Lindsay Durham was young when she witnessed an act of racial discrimination — it still stands out to her today.
“In elementary, a white girl and Hispanic boy had gotten into a verbal altercation in the hallway. I don't remember what it was about or much of what was said, but I remember a particular moment when the girl yelled something I remember clearly,” Durham said. “She yelled that he needed to bathe and scrub his skin because it was ‘dirty.’ I was too young to understand the concept of racism, but I knew that what she said was ugly. I heard the hate in her voice, and I saw the pain on his face.”
Durham said the impact of what the young girl said still lingers.
Today, at 28 years old, she hopes to use her position of privilege to hold other white people accountable. That is why she joined BRAVE.
Durham grew up on a farm in Napoleon, a community of roughly 8,000 people located 30 miles west of Bowling Green. In school, amongst other things, she belonged to the speech team and PAWS —Peers Achieving Win-win Solutions.
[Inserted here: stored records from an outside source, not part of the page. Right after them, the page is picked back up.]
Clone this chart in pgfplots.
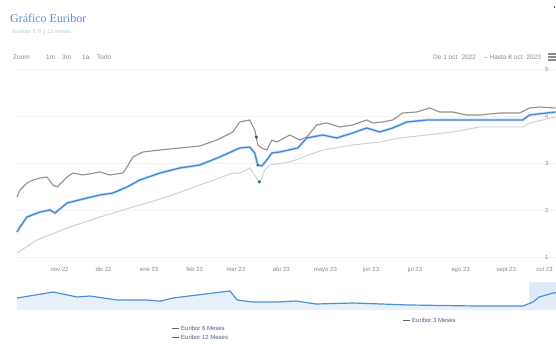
\documentclass[border=0pt]{standalone}
\usepackage{pgfplots}
\pgfplotsset{compat=1.18}
\usepackage{fontspec}
\setmainfont{Liberation Sans}
\newfontfamily\titlefont{Liberation Serif}
\definecolor{cTitle}{HTML}{5B8ED0}
\definecolor{cSub}{HTML}{B9C7DA}
\definecolor{cTxt}{HTML}{8A8A8A}
\definecolor{cGrey}{HTML}{938E8A}
\definecolor{cBlue}{HTML}{3F86D6}
\definecolor{cHalo}{HTML}{D3E5F8}
\definecolor{cLight}{HTML}{CDD3D3}
\definecolor{cNav}{HTML}{4D8FD6}
\definecolor{cNavFill}{HTML}{E4EEFA}
\definecolor{cMask}{HTML}{C9DBF1}
\definecolor{cLeg}{HTML}{4A5A7A}

\pgfplotstableread{
d v
2.0 2.277
4.1 2.426
8.8 2.574
12.9 2.638
17.7 2.681
22.4 2.702
26.5 2.532
29.3 2.489
36.1 2.702
40.1 2.787
46.9 2.745
58.5 2.809
65.3 2.745
74.1 2.787
76.9 2.915
81.0 3.128
87.8 3.234
99.3 3.277
112.9 3.319
126.5 3.362
138.1 3.489
149.0 3.660
153.7 3.872
160.5 3.915
163.9 3.702
166.0 3.383
168.7 3.319
172.1 3.277
175.5 3.489
178.9 3.447
187.8 3.596
194.6 3.489
199.3 3.553
206.1 3.809
212.9 3.851
221.8 3.766
230.6 3.809
240.1 3.915
244.2 3.851
251.0 3.872
257.8 3.915
264.6 4.064
274.1 4.085
283.0 4.170
289.8 4.085
298.6 4.085
308.2 4.021
317.0 4.021
330.6 4.064
344.2 4.064
351.0 4.170
357.8 4.191
368.7 4.170
}\twelve

\pgfplotstableread{
d v
2.0 1.532
4.1 1.638
8.8 1.851
17.7 1.957
24.5 2.000
27.9 1.936
36.1 2.149
49.7 2.255
58.5 2.319
67.3 2.362
76.9 2.489
85.7 2.638
99.3 2.787
112.9 2.894
126.5 2.957
140.1 3.128
153.7 3.319
160.5 3.340
163.9 3.213
166.0 2.957
168.7 2.936
172.1 3.064
175.5 3.213
181.0 3.234
193.2 3.319
199.3 3.532
210.2 3.596
219.7 3.532
230.6 3.638
240.1 3.745
249.0 3.660
257.8 3.745
267.3 3.872
281.0 3.915
294.6 3.915
308.2 3.915
317.0 3.915
346.3 3.915
351.0 4.021
368.7 4.085
}\six

\pgfplotstableread{
d v
2.0 1.085
15.6 1.362
36.1 1.617
58.5 1.851
81.0 2.064
104.1 2.277
126.5 2.532
149.0 2.787
153.7 2.787
160.5 2.894
166.0 2.638
167.3 2.574
170.7 2.851
174.1 2.957
187.8 3.021
210.2 3.277
230.6 3.383
249.0 3.447
262.6 3.532
281.0 3.596
298.6 3.660
317.0 3.766
346.3 3.766
351.0 3.851
368.7 3.979
}\three

\pgfplotstableread{
y v
1999.09 2.64
2000.74 5.00
2001.84 3.04
2002.43 3.43
2003.67 1.86
2005.04 1.86
2005.64 1.40
2006.23 2.64
2008.07 4.60
2008.84 5.40
2009.17 1.86
2009.90 1.07
2010.95 1.07
2011.87 1.47
2012.78 0.29
2014.48 0.68
2017.04 -0.10
2020.11 -0.50
2022.26 -0.50
2022.72 1.07
2022.99 3.00
2023.64 4.60
2023.77 4.70
}\nav

\begin{document}
\begin{tikzpicture}[x=1bp,y=1bp]
\path[use as bounding box] (0,0) rectangle (556,343);
% title
\node[anchor=west, inner sep=0, text=cTitle, font=\titlefont\fontsize{12}{13}\selectfont] at (10,325) {Gráfico Euribor};
\node[anchor=west, inner sep=0, text=cSub, font=\fontsize{5.5}{6}\selectfont] at (13,311) {Euribor 3, 6 y 12 meses};
% range selector
\begin{scope}[font=\fontsize{6.5}{7}\selectfont, text=cTxt]
\node[anchor=west, inner sep=0] at (13,286) {Zoom};
\node[anchor=west, inner sep=0] at (46,286) {1m};
\node[anchor=west, inner sep=0] at (62,286) {3m};
\node[anchor=west, inner sep=0] at (82,286) {1a};
\node[anchor=west, inner sep=0] at (97,286) {Todo};
\node[anchor=west, inner sep=0] at (433,286) {De 1 oct. 2022};
\node[anchor=west, inner sep=0] at (484,286) {\textendash\ Hasta 8 oct. 2023};
\end{scope}
\foreach \yy in {283,286,289} \draw[cTxt, line width=1.2] (548,\yy) -- (556,\yy);
\fill[cBlue!80!black] (554.5,336) circle (1);

% main chart
\begin{axis}[
  at={(14bp,81bp)}, anchor=south west,
  width=542bp, height=198bp, scale only axis,
  xmin=0, xmax=369, ymin=0.894, ymax=5.106,
  axis line style={draw=none},
  major tick length=0,
  ymajorgrids, grid style={gray!9, line width=0.5},
  xtick={31,61,92,123,151,182,212,243,273,304,335},
  xticklabels={nov 22, dic 22, ene 23, feb 23, mar 23, abr 23, mayo 23, jun 23, jul 23, ago 23, sept 23},
  extra x ticks={365},
  extra x tick labels={oct 23},
  extra x tick style={major tick length=0, xticklabel style={anchor=north east, xshift=6bp}},
  ytick={1,2,3,4,5},
  yticklabel pos=right,
  /pgf/number format/assume math mode=true,
  xticklabel style={font=\fontsize{6}{7}\selectfont, text=cTxt, yshift=-2bp},
  yticklabel style={font=\fontsize{6}{7}\selectfont, text=cTxt, anchor=east, xshift=-4bp},
  clip=false,
]
\addplot[cLight, line width=1.0] table[x=d,y=v] {\three};
\addplot[cHalo, line width=3.0] table[x=d,y=v] {\six};
\addplot[cBlue, line width=1.3] table[x=d,y=v] {\six};
\addplot[cGrey, line width=1.1] table[x=d,y=v] {\twelve};
\addplot[only marks, mark=*, mark size=1.3, black!70] coordinates {(165.0,3.55)};
\addplot[only marks, mark=*, mark size=1.3, cBlue!80!black] coordinates {(166.0,2.957)};
\addplot[only marks, mark=*, mark size=1.3, green!55!black] coordinates {(167.0,2.60)};
\end{axis}

% navigator
\begin{axis}[
  at={(14bp,33bp)}, anchor=south west,
  width=542bp, height=28bp, scale only axis,
  xmin=1998.95, xmax=2023.77, ymin=-2.07, ymax=8.93,
  hide axis, clip=true,
]
\fill[cMask, opacity=0.6] (axis cs:2022.55,-2.07) rectangle (axis cs:2023.77,8.93);
\addplot[draw=none, fill=cNavFill, fill opacity=0.85] table[x=y,y=v] {\nav} |- (axis cs:1999.09,-2.07) -- cycle;
\addplot[cNav, line width=1.2] table[x=y,y=v] {\nav};
\end{axis}

% legend
\begin{scope}[font=\fontsize{6}{7}\selectfont, text=cLeg]
\draw[cGrey!70!black, line width=1] (172,15) -- (179,15);
\node[anchor=west, inner sep=0] at (181,15) {Euribor 6 Meses};
\draw[cGrey!70!black, line width=1] (172,6) -- (179,6);
\node[anchor=west, inner sep=0] at (181,6) {Euribor 12 Meses};
\draw[cGrey!70!black, line width=1] (403,23) -- (410,23);
\node[anchor=west, inner sep=0] at (412,23) {Euribor 3 Meses};
\end{scope}
\end{tikzpicture}
\end{document}
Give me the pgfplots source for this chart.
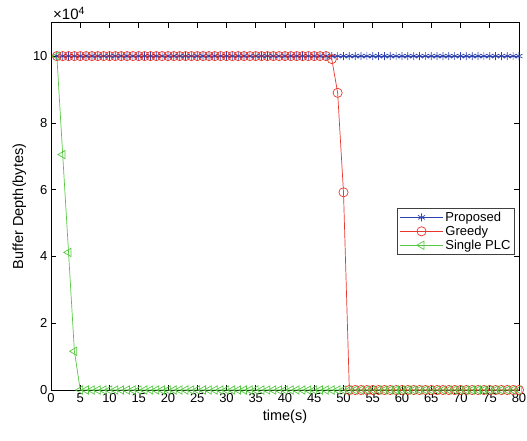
\documentclass[border=0pt]{standalone}
\usepackage{fontspec}
\setmainfont{Liberation Sans}
\usepackage{pgfplots}
\pgfplotsset{compat=1.18}
\definecolor{cblue}{RGB}{45,65,175}
\definecolor{cred}{RGB}{232,55,45}
\definecolor{cgreen}{RGB}{85,200,65}
\begin{document}
\begin{tikzpicture}
\begin{axis}[
  scale only axis,
  width=468pt, height=367.3pt,
  xmin=0, xmax=80, ymin=0, ymax=110000,
  xtick={0,5,...,80},
  ytick={0,20000,40000,60000,80000,100000},
  scaled y ticks=base 10:-4,
  ytick scale label code/.code={},
  /pgf/number format/assume math mode=true,
  tick label style={font=\fontsize{13}{15}\selectfont},
  label style={font=\fontsize{14.5}{17}\selectfont},
  xlabel={time(s)},
  ylabel={Buffer Depth(bytes)},
  tick align=inside,
  major tick length=5pt,
  axis line style={line width=0.8pt},
  tick style={line width=0.6pt, black},
  legend style={at={(rel axis cs:0.991,0.432)}, anchor=east, font=\fontsize{13}{15}\selectfont, draw=black!75, line width=0.7pt, row sep=-1pt, inner sep=2pt},
  legend cell align=left,
  legend image code/.code={\draw[#1] (0pt,0pt) -- (43pt,0pt); \draw[#1, only marks] plot coordinates {(21.5pt,0pt)};},
  clip=false,
]
\addplot[cblue, line width=0.7pt, mark=asterisk, mark size=4pt, mark options={line width=0.7pt}] coordinates {
(1,100000)(2,100000)(3,100000)(4,100000)(5,100000)(6,100000)(7,100000)(8,100000)(9,100000)(10,100000)
(11,100000)(12,100000)(13,100000)(14,100000)(15,100000)(16,100000)(17,100000)(18,100000)(19,100000)(20,100000)
(21,100000)(22,100000)(23,100000)(24,100000)(25,100000)(26,100000)(27,100000)(28,100000)(29,100000)(30,100000)
(31,100000)(32,100000)(33,100000)(34,100000)(35,100000)(36,100000)(37,100000)(38,100000)(39,100000)(40,100000)
(41,100000)(42,100000)(43,100000)(44,100000)(45,100000)(46,100000)(47,100000)(48,100000)(49,100000)(50,100000)
(51,100000)(52,100000)(53,100000)(54,100000)(55,100000)(56,100000)(57,100000)(58,100000)(59,100000)(60,100000)
(61,100000)(62,100000)(63,100000)(64,100000)(65,100000)(66,100000)(67,100000)(68,100000)(69,100000)(70,100000)
(71,100000)(72,100000)(73,100000)(74,100000)(75,100000)(76,100000)(77,100000)(78,100000)(79,100000)(80,100000)
};
\addlegendentry{Proposed}
\addplot[cred, line width=0.7pt, mark=o, mark size=4.6pt, mark options={line width=0.7pt}] coordinates {
(1,100000)(2,100000)(3,100000)(4,100000)(5,100000)(6,100000)(7,100000)(8,100000)(9,100000)(10,100000)
(11,100000)(12,100000)(13,100000)(14,100000)(15,100000)(16,100000)(17,100000)(18,100000)(19,100000)(20,100000)
(21,100000)(22,100000)(23,100000)(24,100000)(25,100000)(26,100000)(27,100000)(28,100000)(29,100000)(30,100000)
(31,100000)(32,100000)(33,100000)(34,100000)(35,100000)(36,100000)(37,100000)(38,100000)(39,100000)(40,100000)
(41,100000)(42,100000)(43,100000)(44,100000)(45,100000)(46,100000)(47,100000)(48,99100)(49,89000)(50,59200)
(51,0)(52,0)(53,0)(54,0)(55,0)(56,0)(57,0)(58,0)(59,0)(60,0)
(61,0)(62,0)(63,0)(64,0)(65,0)(66,0)(67,0)(68,0)(69,0)(70,0)
(71,0)(72,0)(73,0)(74,0)(75,0)(76,0)(77,0)(78,0)(79,0)(80,0)
};
\addlegendentry{Greedy}
\addplot[cgreen, line width=0.7pt, mark=triangle, mark size=4.8pt, mark options={rotate=90, line width=0.7pt}] coordinates {
(1,100000)(2,70500)(3,41200)(4,11600)(5,0)(6,0)(7,0)(8,0)(9,0)(10,0)
(11,0)(12,0)(13,0)(14,0)(15,0)(16,0)(17,0)(18,0)(19,0)(20,0)
(21,0)(22,0)(23,0)(24,0)(25,0)(26,0)(27,0)(28,0)(29,0)(30,0)
(31,0)(32,0)(33,0)(34,0)(35,0)(36,0)(37,0)(38,0)(39,0)(40,0)
(41,0)(42,0)(43,0)(44,0)(45,0)(46,0)(47,0)(48,0)(49,0)(50,0)
(51,0)(52,0)(53,0)(54,0)(55,0)(56,0)(57,0)(58,0)(59,0)(60,0)
(61,0)(62,0)(63,0)(64,0)(65,0)(66,0)(67,0)(68,0)(69,0)(70,0)
(71,0)(72,0)(73,0)(74,0)(75,0)(76,0)(77,0)(78,0)(79,0)(80,0)
};
\addlegendentry{Single PLC}
\end{axis}
\node[anchor=south west, inner sep=0pt, font=\fontsize{15}{17}\selectfont] at (2pt,370pt) {×10\textsuperscript{4}};
\pgfresetboundingbox
\useasboundingbox (-51pt,-50pt) rectangle (476pt,390pt);
\end{tikzpicture}
\end{document}
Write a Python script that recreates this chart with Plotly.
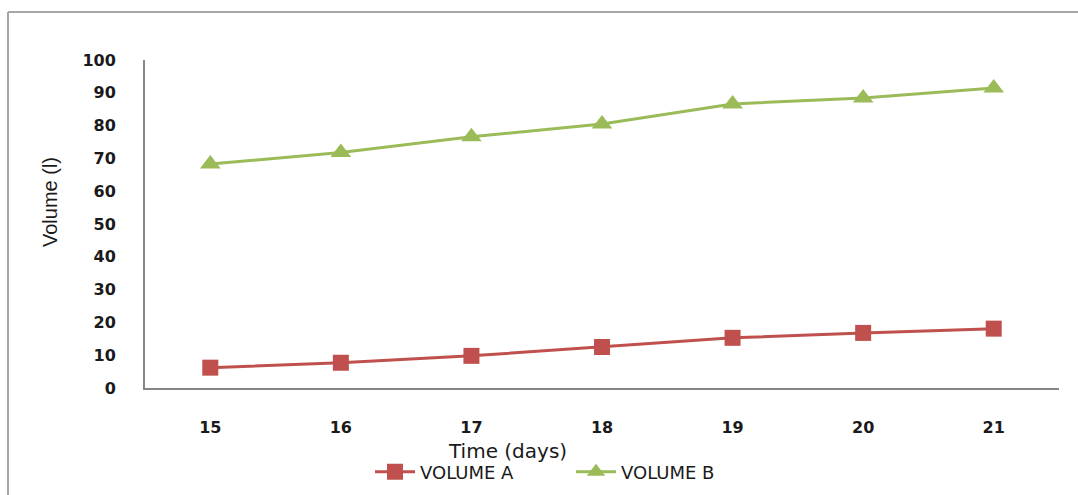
import plotly.graph_objects as go

# Measurement data
days = ["15", "16", "17", "18", "19", "20", "21"]
volume_a = [6.2, 7.7, 9.8, 12.5, 15.3, 16.8, 18.1]
volume_b = [68.3, 71.8, 76.6, 80.5, 86.6, 88.4, 91.5]
y_ticks = [0, 10, 20, 30, 40, 50, 60, 70, 80, 90, 100]

RED = "#C0504D"
GREEN = "#9BBB59"
AXIS = "#868686"

W, H = 1078, 495
L, R, T, B = 145, 19, 60, 107
pw, ph = W - L - R, H - T - B


def px(x):
    return (x - L) / pw


def py(y):
    return (H - B - y) / ph


fig = go.Figure()
fig.add_trace(go.Scatter(
    x=days, y=volume_a, name="VOLUME A", mode="lines+markers",
    line=dict(color=RED, width=3),
    marker=dict(symbol="square", size=16, color=RED),
))
fig.add_trace(go.Scatter(
    x=days, y=volume_b, name="VOLUME B", mode="lines+markers",
    line=dict(color=GREEN, width=3),
    marker=dict(symbol="triangle-up", size=18, color=GREEN),
))

tick_font = dict(family="DejaVu Sans", size=16, color="#1a1a1a", weight="bold")

fig.update_layout(
    width=W, height=H,
    margin=dict(l=L, r=R, t=T, b=B, autoexpand=False),
    paper_bgcolor="white", plot_bgcolor="white",
    showlegend=True,
    legend=dict(
        orientation="h", x=px(370), y=py(472), xanchor="left", yanchor="middle",
        font=dict(family="DejaVu Sans", size=18, color="#1a1a1a"),
        entrywidth=146, entrywidthmode="pixels",
        itemwidth=40, tracegroupgap=0, bgcolor="rgba(0,0,0,0)",
    ),
    xaxis=dict(
        type="category", range=[-0.5, 6.5],
        showgrid=False, zeroline=False,
        showline=True, linecolor=AXIS, linewidth=2,
        ticks="", ticklabelstandoff=24, tickfont=tick_font,
    ),
    yaxis=dict(
        range=[0, 100], tickvals=y_ticks,
        showgrid=False, zeroline=False,
        showline=True, linecolor=AXIS, linewidth=2,
        ticks="", ticklabelstandoff=24, tickfont=tick_font,
    ),
    annotations=[
        dict(text="Time (days)", xref="paper", yref="paper",
             x=px(507), y=py(451), xanchor="center", yanchor="middle",
             showarrow=False,
             font=dict(family="DejaVu Sans", size=20, color="#1a1a1a")),
        dict(text="Volume (l)", xref="paper", yref="paper",
             x=px(50), y=py(202), xanchor="center", yanchor="middle",
             textangle=-90, showarrow=False,
             font=dict(family="Liberation Sans Narrow, Liberation Sans", size=20,
                       color="#1a1a1a")),
    ],
    shapes=[
        dict(type="line", xref="paper", yref="paper",
             x0=px(8), y0=py(12), x1=px(W + 5), y1=py(12),
             line=dict(color="#A6A6A6", width=2)),
        dict(type="line", xref="paper", yref="paper",
             x0=px(8), y0=py(12), x1=px(8), y1=py(H + 5),
             line=dict(color="#A6A6A6", width=2)),
    ],
)

fig.write_html("out.html")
This helped her overcome her fear of public speaking and gain emotional communication and mediation skills.
In PAWS, they were assigned to mediate students who had mostly gotten into physical fights at school. “Miscommunication seemed to be at the root of many issues, and I found fulfillment in helping disputing parties understand each other,” Durham said.
Durham continues to use those skills by standing up for racial injustice and attending protests.
She said the first protest she ever attended was in 2014 for Michael Brown in Bowling Green.
She attended her second protest in Bowling Green on May 21.
“I protested by myself in front of the police station three times before joining BRAVE, because I didn't really know what else to do,” she said. “The third time, I met Elijah McKnight and Anthony King, organizers of the George Floyd protest,who asked me to be a part of BRAVE. I joined right away and have been working hard ever since.”
Durham’s boyfriend of five years, Chris Douglas, said, “Lindsay has a good heart and insatiable nature for the truth and getting things right.”
Durham’s mom, Nancy Durham, said Lindsay has many characteristics that stand out.
“She cares for others, she has a lot of empathy and she stands up for others and for her beliefs,” Nancy said. “She is very creative and has a unique and unusual way of seeing things. Her physical beauty and sense of style, too.”
Durham credits her mom for teaching her empathy. “My mom taught me that regardless of what you may or may not have, there is always a way to help people. She continues to inspire me, as I continue to look for ways to help those I can.”